Why Controversy Won’t Power Next-Gen News - Umair Haque - HarvardBusiness.org
Controversy, in contrast, is worth a great deal only in terms of low-value readers. Your average radical libertarian Ayn Rand-worshipping global warming denialist isn’t exactly a high-value reader — just like your average patchouli-sniffing communistic hippie isn’t, either. Both are unlikely to pay for new information, because both think they know it all already. It’s the market in the middle that’s worth the most; they have the highest propensity to consume new stuff: “new“s.
Opinion arbitrage is really the game of setting the terms of a better, more meaningful debate — one that imparts readers with deep, enduring knowledge. That’s what the Financial Times and the Economist, among a select group of others, have excelled at — and it’s what’s powering them to the top of a moribund industry.

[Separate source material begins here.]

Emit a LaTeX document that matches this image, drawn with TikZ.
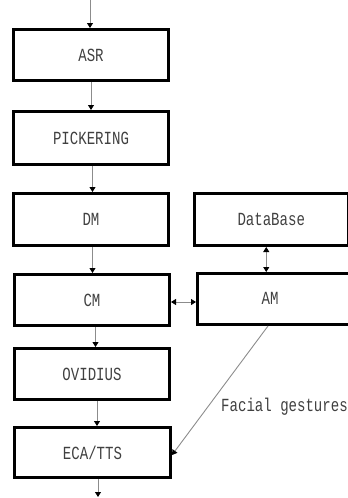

All of which makes the Washington Post’s decision to publish an op-ed calling for Barack Obama to boycott Copenhagen because “there’s no such thing as global warming” by (wait for it) Sarah Palin, so disappointing. It’s just 21st century media business as usual — but it’s not fit for 21st century society.
An increasingly desperate Rupert Murdoch can tell you: controversy sells. But it sells for pennies. News publishers should be chasing the big bucks instead. And to earn them, you’ve got to do a whole lot better than publishing fauxp-eds by the opposite of experts.